Dr. Novak's forecast research has centered on these features of winter storms.
He suggests that one reason forecasters have expanded the area of heavy snow, compared with Thursday afternoon's forecast, is likely tied to the projected behavior of a snow band that is forecast to develop along a wide corridor running from Boston to Providence.
"There's always some uncertainty about where these bands are going to develop," he says, but "it looks like right around dinnertime, a nice band sets up and sits there for the evening. That's what we're worried about."
That's not all. The band may move west of its currently forecast position for a time, only to move back east later in the storm, returning to the area where it dumped snow overnight.
Because of the uncertainties involved in forecasting if, where, and when bands will form, it's difficult to figure out – even just a day in advance – what they could to do snowfall totals.
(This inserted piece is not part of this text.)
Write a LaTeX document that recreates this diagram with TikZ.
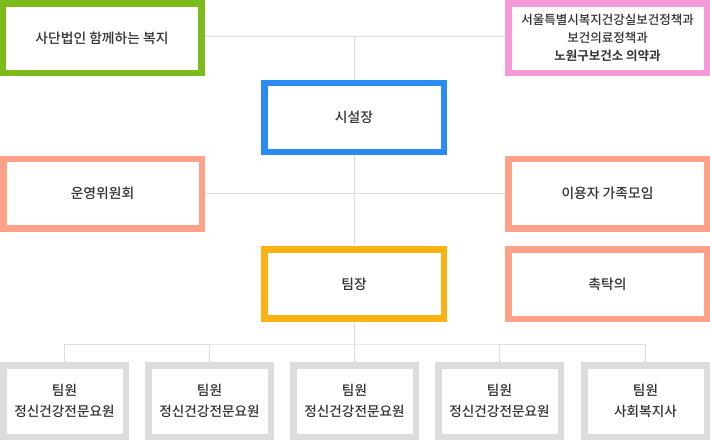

Snow-band forecasts, however, are improving, thanks largely to better forecasting models and the observing networks that feed data into the models. Those are buttressing confidence of the prognosticators.
"Two decades ago, we never would have put out a forecast of two to three feet for Boston," Novak says of snowfall forecasts.
The bands appear to need three ingredients to form. One is moisture, which is abundant in nor'easters. Another is an unstable atmosphere at altitudes of about 10,000 feet, and the third is the formation of a weather front, spawned by the storm itself, at about that same altitude. The sharper the contrast between the warm air ahead of the front and the cold air behind it, the more potent the snow band that builds -- a mesoscale band, in weatherspeak.
In the case of the looming blizzard, the cold air is coming in behind one of the two storm systems, which has been moving east across the Great Lakes region.
The temperature contrast across the front also appears to determine the number of bands, with a weaker contrast spawning more bands, Novak says. These multiband storms often show up at ground level as storms with snowfall rates that rise and fall repeatedly over time.